[Source excerpt]:

··········

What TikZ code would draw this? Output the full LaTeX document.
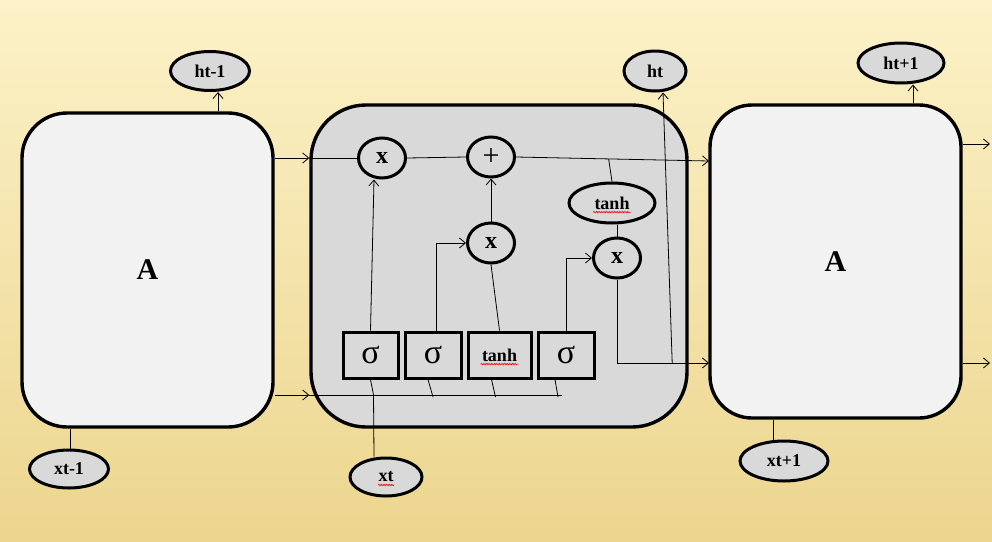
\documentclass[tikz,border=0pt]{standalone}
\usepackage{fontspec}
\setmainfont{Liberation Serif}
\usepackage{tikz}
\usetikzlibrary{shapes.geometric, arrows.meta, positioning, calc, decorations.pathmorphing}

\definecolor{bgtop}{RGB}{252,242,200}
\definecolor{bgbot}{RGB}{236,213,142}
\definecolor{cellgray}{RGB}{217,217,217}
\definecolor{boxwhite}{RGB}{242,242,242}

\begin{document}
\begin{tikzpicture}[x=1pt,y=-1pt,
  block/.style={draw,line width=3.4pt,fill=boxwhite,inner sep=0pt,minimum width=251pt,font=\fontsize{30}{32}\selectfont\bfseries},
  tag/.style={draw,ellipse,line width=3pt,fill=cellgray,inner sep=0pt,minimum height=39pt,font=\fontsize{18}{20}\selectfont\bfseries},
  op/.style={draw,ellipse,line width=3pt,fill=cellgray,inner sep=0pt,minimum width=47pt,minimum height=40pt,font=\fontsize{24}{26}\selectfont\bfseries},
  gate/.style={draw,line width=3pt,fill=cellgray,inner sep=0pt,minimum width=56pt,minimum height=46pt,font=\fontsize{18}{20}\selectfont\bfseries},
  sig/.style={font=\fontsize{34}{36}\selectfont},
  arr/.style={-{Straight Barb[length=6pt,width=10pt]},line width=0.8pt},
  link/.style={line width=0.8pt},
  squiggle/.style={red,line width=0.6pt,decorate,decoration={snake,amplitude=0.8pt,segment length=2.6pt}}]

\fill[top color=bgtop,bottom color=bgbot] (0,0) rectangle (992,541);
\useasboundingbox (0,0) rectangle (992,541);

% outer cells
\node[block,rounded corners=45pt,minimum height=314pt] (Aprev) at (147.5,270) {A};
\node[block,rounded corners=42pt,minimum height=313pt] (Anext) at (835.5,261.5) {A};
\node[draw,line width=3.4pt,fill=cellgray,rounded corners=55pt,minimum width=376pt,minimum height=322pt] (cell) at (499,266) {};

% inputs and outputs
\node[tag,minimum width=79pt] (hprev) at (210,71) {ht-1};
\node[tag,minimum width=79pt,minimum height=38pt] (xprev) at (69,469) {xt-1};
\node[tag,minimum width=62pt,minimum height=40pt] (ht) at (655,71) {ht};
\node[tag,minimum width=72pt,minimum height=38pt] (xt) at (386,477) {xt};
\node[tag,minimum width=86pt,minimum height=40pt] (hnext) at (901,63) {ht+1};
\node[tag,minimum width=88pt,minimum height=40pt] (xnext) at (784,461) {xt+1};

% operations
\node[op] (x1) at (382,158) {x};
\node[op,font=\fontsize{30}{32}\selectfont] (plus) at (491,157) {+};
\node[op] (x2) at (491,243) {x};
\node[op,minimum width=86pt,font=\fontsize{18}{20}\selectfont\bfseries] (tanhc) at (612,203) {tanh};
\node[op] (x3) at (617,258) {x};

% gates
\node[gate,sig,minimum width=55pt] (g1) at (370.5,355) {σ};
\node[gate,sig] (g2) at (433,355) {σ};
\node[gate,minimum width=63pt] (g3) at (499.5,355) {tanh};
\node[gate,sig] (g4) at (566,355) {σ};

\coordinate (bus) at (562,395);
\coordinate (ctop) at (709,161);
\coordinate (cbot) at (709,363);
\coordinate (otop) at (990,144);
\coordinate (obot) at (990,363);

% connectors
\draw[arr] (Aprev.east |- x1) -- (cell.west |- x1);
\draw[link] (cell.west |- x1) -- (x1.west);
\draw[arr] (Aprev.east |- bus) -- (cell.west |- bus);
\draw[link] (cell.west |- bus) -- (bus);
\draw[link] (x1.east) -- (plus.west);
\draw[arr] (plus.east) -- (ctop);
\draw[link] (tanhc.north) -- ($(plus.east)!0.48!(ctop)$);
\draw[arr] (g1.north) -- ($(x1.south)+(-8,0)$);
\draw[arr] ($(g2.north)+(3,0)$) |- (x2.west);
\draw[link] (g3.north) -- (x2.south);
\draw[arr] (x2.north) -- (plus.south);
\draw[arr] (g4.north) |- (x3.west);
\draw[link] (x3.north) -- (x3.north |- tanhc.south);
\draw[arr] (x3.south) |- (cbot);
\draw[arr] ($(x3.south |- cbot)!0.6!(cbot)$) -- ($(ht.south)+(8,0)$);
\draw[link] (g1.south) -- ($(g1.south |- bus)+(3,0)$);
\draw[link] ($(g2.south)+(-5,0)$) -- ($(g2.south |- bus)+(0,2)$);
\draw[link] ($(g3.south)+(-8,0)$) -- ($(g3.south |- bus)+(-4,2)$);
\draw[link] ($(g4.south)+(-11,0)$) -- ($(g4.south |- bus)+(-8,2)$);
\draw[link] ($(xt.north)+(-12,0)$) -- ($(g1.south |- bus)+(3,0)$);
\draw[arr] ($(hprev.south |- Aprev.north)+(8,0)$) -- ($(hprev.south)+(8,0)$);
\draw[link] ($(xprev.north)+(1,0)$) -- ($(xprev.north |- Aprev.south)+(1,0)$);
\draw[arr] ($(hnext.south |- Anext.north)+(12,0)$) -- ($(hnext.south)+(12,0)$);
\draw[link] ($(xnext.north)+(-11,0)$) -- ($(xnext.north |- Anext.south)+(-11,0)$);
\draw[arr] (Anext.east |- otop) -- (otop);
\draw[arr] (Anext.east |- obot) -- (obot);

% spelling marks
\draw[squiggle] ($(tanhc.base)+(-19,3)$) -- ($(tanhc.base)+(19,3)$);
\draw[squiggle] ($(g3.base)+(-19,3)$) -- ($(g3.base)+(19,3)$);
\draw[squiggle] ($(xt.base)+(-8,3)$) -- ($(xt.base)+(8,3)$);
\end{tikzpicture}
\end{document}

··········

[Exercise description]: Copy out each line word for word, please, skipping the images.

[Exercise response]:
What TikZ code would draw this? Output the full LaTeX document.
\documentclass[tikz,border=0pt]{standalone}
\usepackage{fontspec}
\setmainfont{Liberation Serif}
\usepackage{tikz}
\usetikzlibrary{shapes.geometric, arrows.meta, positioning, calc, decorations.pathmorphing}

\definecolor{bgtop}{RGB}{252,242,200}
\definecolor{bgbot}{RGB}{236,213,142}
\definecolor{cellgray}{RGB}{217,217,217}
\definecolor{boxwhite}{RGB}{242,242,242}

\begin{document}
\begin{tikzpicture}[x=1pt,y=-1pt,
  block/.style={draw,line width=3.4pt,fill=boxwhite,inner sep=0pt,minimum width=251pt,font=\fontsize{30}{32}\selectfont\bfseries},
  tag/.style={draw,ellipse,line width=3pt,fill=cellgray,inner sep=0pt,minimum height=39pt,font=\fontsize{18}{20}\selectfont\bfseries},
  op/.style={draw,ellipse,line width=3pt,fill=cellgray,inner sep=0pt,minimum width=47pt,minimum height=40pt,font=\fontsize{24}{26}\selectfont\bfseries},
  gate/.style={draw,line width=3pt,fill=cellgray,inner sep=0pt,minimum width=56pt,minimum height=46pt,font=\fontsize{18}{20}\selectfont\bfseries},
  sig/.style={font=\fontsize{34}{36}\selectfont},
  arr/.style={-{Straight Barb[length=6pt,width=10pt]},line width=0.8pt},
  link/.style={line width=0.8pt},
  squiggle/.style={red,line width=0.6pt,decorate,decoration={snake,amplitude=0.8pt,segment length=2.6pt}}]

\fill[top color=bgtop,bottom color=bgbot] (0,0) rectangle (992,541);
\useasboundingbox (0,0) rectangle (992,541);

% outer cells
\node[block,rounded corners=45pt,minimum height=314pt] (Aprev) at (147.5,270) {A};
\node[block,rounded corners=42pt,minimum height=313pt] (Anext) at (835.5,261.5) {A};
\node[draw,line width=3.4pt,fill=cellgray,rounded corners=55pt,minimum width=376pt,minimum height=322pt] (cell) at (499,266) {};

% inputs and outputs
\node[tag,minimum width=79pt] (hprev) at (210,71) {ht-1};
\node[tag,minimum width=79pt,minimum height=38pt] (xprev) at (69,469) {xt-1};
\node[tag,minimum width=62pt,minimum height=40pt] (ht) at (655,71) {ht};
\node[tag,minimum width=72pt,minimum height=38pt] (xt) at (386,477) {xt};
\node[tag,minimum width=86pt,minimum height=40pt] (hnext) at (901,63) {ht+1};
\node[tag,minimum width=88pt,minimum height=40pt] (xnext) at (784,461) {xt+1};

% operations
\node[op] (x1) at (382,158) {x};
\node[op,font=\fontsize{30}{32}\selectfont] (plus) at (491,157) {+};
\node[op] (x2) at (491,243) {x};
\node[op,minimum width=86pt,font=\fontsize{18}{20}\selectfont\bfseries] (tanhc) at (612,203) {tanh};
\node[op] (x3) at (617,258) {x};

% gates
\node[gate,sig,minimum width=55pt] (g1) at (370.5,355) {σ};
\node[gate,sig] (g2) at (433,355) {σ};
\node[gate,minimum width=63pt] (g3) at (499.5,355) {tanh};
\node[gate,sig] (g4) at (566,355) {σ};

\coordinate (bus) at (562,395);
\coordinate (ctop) at (709,161);
\coordinate (cbot) at (709,363);
\coordinate (otop) at (990,144);
\coordinate (obot) at (990,363);

% connectors
\draw[arr] (Aprev.east |- x1) -- (cell.west |- x1);
\draw[link] (cell.west |- x1) -- (x1.west);
\draw[arr] (Aprev.east |- bus) -- (cell.west |- bus);
\draw[link] (cell.west |- bus) -- (bus);
\draw[link] (x1.east) -- (plus.west);
\draw[arr] (plus.east) -- (ctop);
\draw[link] (tanhc.north) -- ($(plus.east)!0.48!(ctop)$);
\draw[arr] (g1.north) -- ($(x1.south)+(-8,0)$);
\draw[arr] ($(g2.north)+(3,0)$) |- (x2.west);
\draw[link] (g3.north) -- (x2.south);
\draw[arr] (x2.north) -- (plus.south);
\draw[arr] (g4.north) |- (x3.west);
\draw[link] (x3.north) -- (x3.north |- tanhc.south);
\draw[arr] (x3.south) |- (cbot);
\draw[arr] ($(x3.south |- cbot)!0.6!(cbot)$) -- ($(ht.south)+(8,0)$);
\draw[link] (g1.south) -- ($(g1.south |- bus)+(3,0)$);
\draw[link] ($(g2.south)+(-5,0)$) -- ($(g2.south |- bus)+(0,2)$);
\draw[link] ($(g3.south)+(-8,0)$) -- ($(g3.south |- bus)+(-4,2)$);
\draw[link] ($(g4.south)+(-11,0)$) -- ($(g4.south |- bus)+(-8,2)$);
\draw[link] ($(xt.north)+(-12,0)$) -- ($(g1.south |- bus)+(3,0)$);
\draw[arr] ($(hprev.south |- Aprev.north)+(8,0)$) -- ($(hprev.south)+(8,0)$);
\draw[link] ($(xprev.north)+(1,0)$) -- ($(xprev.north |- Aprev.south)+(1,0)$);
\draw[arr] ($(hnext.south |- Anext.north)+(12,0)$) -- ($(hnext.south)+(12,0)$);
\draw[link] ($(xnext.north)+(-11,0)$) -- ($(xnext.north |- Anext.south)+(-11,0)$);
\draw[arr] (Anext.east |- otop) -- (otop);
\draw[arr] (Anext.east |- obot) -- (obot);

% spelling marks
\draw[squiggle] ($(tanhc.base)+(-19,3)$) -- ($(tanhc.base)+(19,3)$);
\draw[squiggle] ($(g3.base)+(-19,3)$) -- ($(g3.base)+(19,3)$);
\draw[squiggle] ($(xt.base)+(-8,3)$) -- ($(xt.base)+(8,3)$);
\end{tikzpicture}
\end{document}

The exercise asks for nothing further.